Tips for prospective plex buyers

  1. Assess affordability carefully. Determine how much you can borrow and what rents you can reasonably expect. Include property taxes, insurance and maintenance in your calculations.
  2. Prioritise location and demand. Look for neighbourhoods with strong rental demand, good transportation links and amenities. These factors influence both vacancy rates and long‑term appreciation.
  3. Understand your obligations. Familiarise yourself with Quebec’s landlord–tenant legislation and municipal bylaws. Ensure leases, deposits and notices comply with local requirements.
  4. Plan for upgrades. Improvements to insulation, heating and windows may qualify for federal energy‑efficiency grants and can make your property more attractive to tenants.
  5. Consult professionals. A real‑estate broker, mortgage specialist and accountant can help you evaluate properties, secure financing and maximise tax deductions.

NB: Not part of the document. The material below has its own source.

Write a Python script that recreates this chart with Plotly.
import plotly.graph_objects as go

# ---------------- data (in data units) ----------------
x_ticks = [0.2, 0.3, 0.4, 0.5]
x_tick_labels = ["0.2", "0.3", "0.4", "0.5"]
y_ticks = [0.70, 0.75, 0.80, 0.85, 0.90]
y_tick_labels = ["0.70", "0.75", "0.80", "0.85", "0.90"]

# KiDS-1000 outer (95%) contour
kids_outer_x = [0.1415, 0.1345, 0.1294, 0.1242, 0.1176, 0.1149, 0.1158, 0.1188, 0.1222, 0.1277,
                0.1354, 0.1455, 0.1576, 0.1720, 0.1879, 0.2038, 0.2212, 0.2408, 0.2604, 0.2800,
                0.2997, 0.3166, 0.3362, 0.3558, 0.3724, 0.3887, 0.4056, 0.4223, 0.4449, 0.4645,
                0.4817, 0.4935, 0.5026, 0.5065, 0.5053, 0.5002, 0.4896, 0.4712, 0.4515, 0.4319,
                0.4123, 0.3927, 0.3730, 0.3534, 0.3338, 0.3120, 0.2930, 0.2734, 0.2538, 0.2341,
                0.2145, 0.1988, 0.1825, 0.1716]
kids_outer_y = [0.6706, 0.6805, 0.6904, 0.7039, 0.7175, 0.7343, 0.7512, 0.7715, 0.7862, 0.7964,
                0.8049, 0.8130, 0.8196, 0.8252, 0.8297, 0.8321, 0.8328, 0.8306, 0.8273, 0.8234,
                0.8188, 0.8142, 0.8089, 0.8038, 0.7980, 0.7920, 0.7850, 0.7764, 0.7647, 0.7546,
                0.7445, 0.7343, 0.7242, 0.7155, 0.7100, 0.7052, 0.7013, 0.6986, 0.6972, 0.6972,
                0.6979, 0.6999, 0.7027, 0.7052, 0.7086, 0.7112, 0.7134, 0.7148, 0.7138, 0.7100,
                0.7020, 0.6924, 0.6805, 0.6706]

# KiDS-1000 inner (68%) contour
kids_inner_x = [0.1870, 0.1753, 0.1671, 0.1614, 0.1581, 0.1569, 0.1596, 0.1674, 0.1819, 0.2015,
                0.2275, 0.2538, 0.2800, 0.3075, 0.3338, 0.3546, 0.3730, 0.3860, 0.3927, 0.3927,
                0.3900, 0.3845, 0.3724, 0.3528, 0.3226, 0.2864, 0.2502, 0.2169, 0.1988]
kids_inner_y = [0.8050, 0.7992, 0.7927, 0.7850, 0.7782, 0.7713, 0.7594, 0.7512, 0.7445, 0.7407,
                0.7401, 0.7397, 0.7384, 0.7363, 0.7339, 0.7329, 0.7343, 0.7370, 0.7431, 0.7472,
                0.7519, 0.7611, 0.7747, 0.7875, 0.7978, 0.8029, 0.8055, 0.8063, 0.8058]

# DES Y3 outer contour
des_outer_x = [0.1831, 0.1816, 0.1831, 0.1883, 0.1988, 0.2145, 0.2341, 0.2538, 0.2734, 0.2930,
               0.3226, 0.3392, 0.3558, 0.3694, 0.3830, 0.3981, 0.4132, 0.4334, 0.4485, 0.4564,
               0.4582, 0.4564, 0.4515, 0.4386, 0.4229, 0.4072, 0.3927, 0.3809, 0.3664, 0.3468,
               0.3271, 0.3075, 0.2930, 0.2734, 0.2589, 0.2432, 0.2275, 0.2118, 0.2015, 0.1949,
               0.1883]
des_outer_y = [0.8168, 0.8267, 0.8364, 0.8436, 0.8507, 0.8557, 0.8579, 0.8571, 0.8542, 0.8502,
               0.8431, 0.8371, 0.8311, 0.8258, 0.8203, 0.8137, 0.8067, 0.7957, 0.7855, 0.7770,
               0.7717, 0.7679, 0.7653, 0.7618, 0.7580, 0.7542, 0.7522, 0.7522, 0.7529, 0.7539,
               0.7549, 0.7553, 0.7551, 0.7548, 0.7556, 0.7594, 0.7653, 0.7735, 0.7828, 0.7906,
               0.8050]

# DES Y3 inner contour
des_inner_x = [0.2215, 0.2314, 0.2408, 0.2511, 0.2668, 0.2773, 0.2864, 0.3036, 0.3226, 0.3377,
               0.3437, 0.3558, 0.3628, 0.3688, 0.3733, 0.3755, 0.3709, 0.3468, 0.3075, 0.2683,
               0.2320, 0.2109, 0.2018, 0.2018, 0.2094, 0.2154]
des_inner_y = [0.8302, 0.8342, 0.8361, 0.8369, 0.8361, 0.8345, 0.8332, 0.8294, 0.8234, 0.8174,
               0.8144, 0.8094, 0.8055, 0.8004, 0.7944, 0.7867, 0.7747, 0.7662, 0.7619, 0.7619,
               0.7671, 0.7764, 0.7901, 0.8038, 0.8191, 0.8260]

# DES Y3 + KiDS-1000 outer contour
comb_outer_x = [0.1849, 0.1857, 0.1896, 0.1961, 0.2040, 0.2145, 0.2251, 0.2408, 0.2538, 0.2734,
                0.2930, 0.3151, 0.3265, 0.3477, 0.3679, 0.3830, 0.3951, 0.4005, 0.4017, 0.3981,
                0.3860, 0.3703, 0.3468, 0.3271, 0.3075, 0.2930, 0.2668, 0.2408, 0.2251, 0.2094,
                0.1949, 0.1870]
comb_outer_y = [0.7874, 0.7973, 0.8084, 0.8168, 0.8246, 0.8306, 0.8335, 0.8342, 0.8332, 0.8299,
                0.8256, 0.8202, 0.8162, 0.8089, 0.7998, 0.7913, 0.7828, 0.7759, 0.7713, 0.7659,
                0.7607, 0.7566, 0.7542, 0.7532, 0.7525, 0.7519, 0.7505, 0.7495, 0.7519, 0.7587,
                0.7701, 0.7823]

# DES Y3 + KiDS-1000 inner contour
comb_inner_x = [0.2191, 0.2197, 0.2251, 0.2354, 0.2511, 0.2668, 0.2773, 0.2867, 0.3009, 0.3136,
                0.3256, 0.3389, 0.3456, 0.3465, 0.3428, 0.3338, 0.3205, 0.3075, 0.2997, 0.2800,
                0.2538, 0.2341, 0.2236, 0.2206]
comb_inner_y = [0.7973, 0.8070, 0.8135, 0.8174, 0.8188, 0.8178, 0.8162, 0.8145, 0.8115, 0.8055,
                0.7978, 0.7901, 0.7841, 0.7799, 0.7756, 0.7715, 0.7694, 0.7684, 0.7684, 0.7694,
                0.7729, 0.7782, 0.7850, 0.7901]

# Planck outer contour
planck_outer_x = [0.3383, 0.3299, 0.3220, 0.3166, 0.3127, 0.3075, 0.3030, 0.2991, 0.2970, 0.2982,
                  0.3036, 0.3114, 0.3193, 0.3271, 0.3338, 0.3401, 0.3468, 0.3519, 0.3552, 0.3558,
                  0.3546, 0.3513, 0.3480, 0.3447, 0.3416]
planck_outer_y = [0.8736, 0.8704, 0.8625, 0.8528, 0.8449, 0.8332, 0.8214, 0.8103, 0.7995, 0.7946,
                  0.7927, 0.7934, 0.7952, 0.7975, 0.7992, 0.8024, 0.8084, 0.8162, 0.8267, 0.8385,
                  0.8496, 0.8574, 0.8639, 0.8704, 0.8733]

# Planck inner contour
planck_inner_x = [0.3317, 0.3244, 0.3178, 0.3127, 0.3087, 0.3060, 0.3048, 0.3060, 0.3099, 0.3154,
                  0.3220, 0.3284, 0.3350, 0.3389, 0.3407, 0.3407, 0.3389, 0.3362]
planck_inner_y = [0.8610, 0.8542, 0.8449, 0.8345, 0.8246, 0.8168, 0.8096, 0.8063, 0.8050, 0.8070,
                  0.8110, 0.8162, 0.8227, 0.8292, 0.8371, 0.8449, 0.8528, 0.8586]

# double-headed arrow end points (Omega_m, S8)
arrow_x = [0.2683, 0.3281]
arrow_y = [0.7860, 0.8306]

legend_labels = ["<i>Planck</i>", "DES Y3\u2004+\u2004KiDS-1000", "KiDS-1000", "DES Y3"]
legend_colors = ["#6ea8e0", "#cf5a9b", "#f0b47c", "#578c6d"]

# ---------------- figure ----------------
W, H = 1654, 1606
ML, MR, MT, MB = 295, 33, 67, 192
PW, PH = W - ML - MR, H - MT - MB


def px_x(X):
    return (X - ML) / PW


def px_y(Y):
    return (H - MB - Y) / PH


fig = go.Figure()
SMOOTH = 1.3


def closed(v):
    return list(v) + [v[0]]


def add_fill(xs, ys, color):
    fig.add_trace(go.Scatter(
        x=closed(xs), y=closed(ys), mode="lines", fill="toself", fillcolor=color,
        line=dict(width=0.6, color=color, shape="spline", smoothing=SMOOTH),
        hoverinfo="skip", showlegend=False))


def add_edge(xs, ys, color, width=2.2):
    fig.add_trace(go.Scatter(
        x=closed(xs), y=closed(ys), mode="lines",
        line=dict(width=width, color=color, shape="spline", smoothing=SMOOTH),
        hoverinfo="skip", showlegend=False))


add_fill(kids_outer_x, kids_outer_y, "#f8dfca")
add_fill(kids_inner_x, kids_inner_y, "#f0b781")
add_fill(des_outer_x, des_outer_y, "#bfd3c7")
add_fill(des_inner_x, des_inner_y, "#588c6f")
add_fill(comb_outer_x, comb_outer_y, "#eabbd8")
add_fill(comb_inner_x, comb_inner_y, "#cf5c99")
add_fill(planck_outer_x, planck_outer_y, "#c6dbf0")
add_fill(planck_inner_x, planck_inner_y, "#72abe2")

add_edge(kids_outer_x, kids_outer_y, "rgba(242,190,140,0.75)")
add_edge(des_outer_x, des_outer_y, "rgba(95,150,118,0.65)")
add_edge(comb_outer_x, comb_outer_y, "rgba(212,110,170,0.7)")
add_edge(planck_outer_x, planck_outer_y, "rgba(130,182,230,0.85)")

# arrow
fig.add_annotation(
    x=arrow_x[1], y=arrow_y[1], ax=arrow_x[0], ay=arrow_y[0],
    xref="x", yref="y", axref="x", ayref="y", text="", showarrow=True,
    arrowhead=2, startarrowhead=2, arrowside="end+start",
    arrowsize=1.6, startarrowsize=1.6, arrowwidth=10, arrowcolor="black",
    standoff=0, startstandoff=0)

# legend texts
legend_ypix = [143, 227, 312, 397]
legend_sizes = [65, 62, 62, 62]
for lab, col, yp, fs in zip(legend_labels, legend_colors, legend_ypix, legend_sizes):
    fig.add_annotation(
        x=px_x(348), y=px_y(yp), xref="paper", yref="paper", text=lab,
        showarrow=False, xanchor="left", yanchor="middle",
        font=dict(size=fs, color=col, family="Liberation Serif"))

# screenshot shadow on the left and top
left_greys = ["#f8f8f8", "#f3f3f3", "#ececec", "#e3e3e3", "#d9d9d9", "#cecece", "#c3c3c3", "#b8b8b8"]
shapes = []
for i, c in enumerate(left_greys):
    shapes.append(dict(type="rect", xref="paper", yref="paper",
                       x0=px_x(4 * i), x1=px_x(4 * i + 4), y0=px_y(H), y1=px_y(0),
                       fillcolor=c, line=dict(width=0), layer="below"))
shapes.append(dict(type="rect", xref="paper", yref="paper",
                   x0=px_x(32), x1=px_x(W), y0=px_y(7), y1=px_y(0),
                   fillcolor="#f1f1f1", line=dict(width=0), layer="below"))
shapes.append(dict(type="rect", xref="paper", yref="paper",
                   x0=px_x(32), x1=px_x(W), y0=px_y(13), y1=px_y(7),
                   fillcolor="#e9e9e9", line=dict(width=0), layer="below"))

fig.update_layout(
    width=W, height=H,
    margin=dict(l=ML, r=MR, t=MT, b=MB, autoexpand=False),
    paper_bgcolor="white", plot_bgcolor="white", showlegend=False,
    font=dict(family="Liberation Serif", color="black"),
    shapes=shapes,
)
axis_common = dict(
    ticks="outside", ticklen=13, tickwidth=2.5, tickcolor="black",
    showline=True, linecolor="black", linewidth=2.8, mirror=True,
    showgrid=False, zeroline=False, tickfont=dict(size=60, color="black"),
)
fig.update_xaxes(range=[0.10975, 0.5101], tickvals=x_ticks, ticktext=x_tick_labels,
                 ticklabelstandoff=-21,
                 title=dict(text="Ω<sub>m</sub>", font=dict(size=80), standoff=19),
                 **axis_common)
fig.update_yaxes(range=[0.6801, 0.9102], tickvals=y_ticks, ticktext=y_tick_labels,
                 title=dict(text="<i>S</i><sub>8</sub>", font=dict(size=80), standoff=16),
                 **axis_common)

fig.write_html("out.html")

How Daphne Immobilier can help

Daphne Immobilier specialises in the Quebec market and understands the nuances of plex transactions. We can help you identify properties with strong rental potential, analyse cash‑flow projections and navigate mortgage‑insurance rules like the FTHBI. Our network of inspectors, contractors and legal professionals ensures that your purchase meets regulatory requirements and that any renovations align with programs such as the Canada Greener Homes Initiative. By partnering with us, you gain a trusted advisor committed to helping young buyers build wealth through smart real‑estate investments.

Conclusion

Multi‑unit homes are no longer just the domain of seasoned investors. With government initiatives that favour gentle density, down‑payment rules that make plexes accessible and tax deductions that improve cash flow, duplexes, triplexes and four plexes provide a compelling path to home ownership for young Quebecers. By living in one unit and renting the others, buyers can reduce their mortgage burden while contributing to the province’s housing supply. With careful planning and professional guidance, a plex can be the cornerstone of a strong financial future.
Whether you’re a first-time investor or an experienced buyer, exploring plex properties in Quebec’s real estate market can open the door to financial growth and stability.